You seem to be aware that you're not in the best physical shape. What about exercise ? You mentioned some physical challenges, but are you able to do any kind of exercise ? Exercise really is a miracle drug, and can transform your life like you wouldn't believe. Not only would it improve your health, both physical and emotional, but it would also give you the confidence you feel is lacking. No need to chase after supermodel images … just enough to stay healthy and fit.

Let women see your best self. Let them see you proudly march in complete confidence and comfortable in your own skin. They will be drawn to you like iron filings to a magnet.

As for your values, esp. how to treat women, you're already in the right place, so, if you can add to that some improvement in other areas, you're gonna be Mr. Cassanova !

Give it your best shot, my man !
Thanks for those words. Yes, I am considering working out.

There is one issue though. I think at the end of the day, it is going to take a change throughout my entire life to become that guy.

I don't want to burst anyone's bubble, but as for that compromise here, compromise there and still be 95% yourself, ah, sorry to say, but it doesn't work that way. You cannot be in the middle, it's either be a physical stud with cockiness and attitude or be the kind, gentle, loving, yet physically unattractive guy I am now.
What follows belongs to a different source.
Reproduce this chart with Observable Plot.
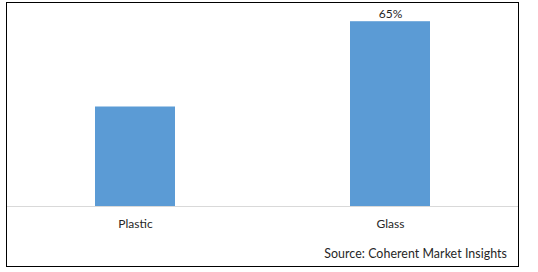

You see, that's what I didn't want to do. I know, once you look great, that feeling I had for women will disappear slowly and I'll become like those other hot guys who date so many women they can't even count how many they've been with.

You said "you decide how much" one will compromise, it doesn't work like that unfortunately. It is literally becoming someone else entirely.

I don't know if you're Christian or religious in any way, but if you are, there's this book called "Destined to Reign" by Joseph Prince. In there he explains how "mixture" will always lead to failure.

In the Bible, in the book of Revelation, even Jesus says that you should be either hot or cold, because if you are lukewarm, He'll spit you out. What He is referring to is those people who are either fully making their lives hell by trying to live up to the ten commandments (the law), failing and then calling upon Him to save them, or those who accept Him as saviour and then have dominion over sin. Those who are in the middle (mixture of law and grace) are the one's who will fail and be judged, because they are choosing a "safe" option.

So, it's either look great and become the proverbial ladies man, or stay this way (100% me). But, compromise will lead to failure.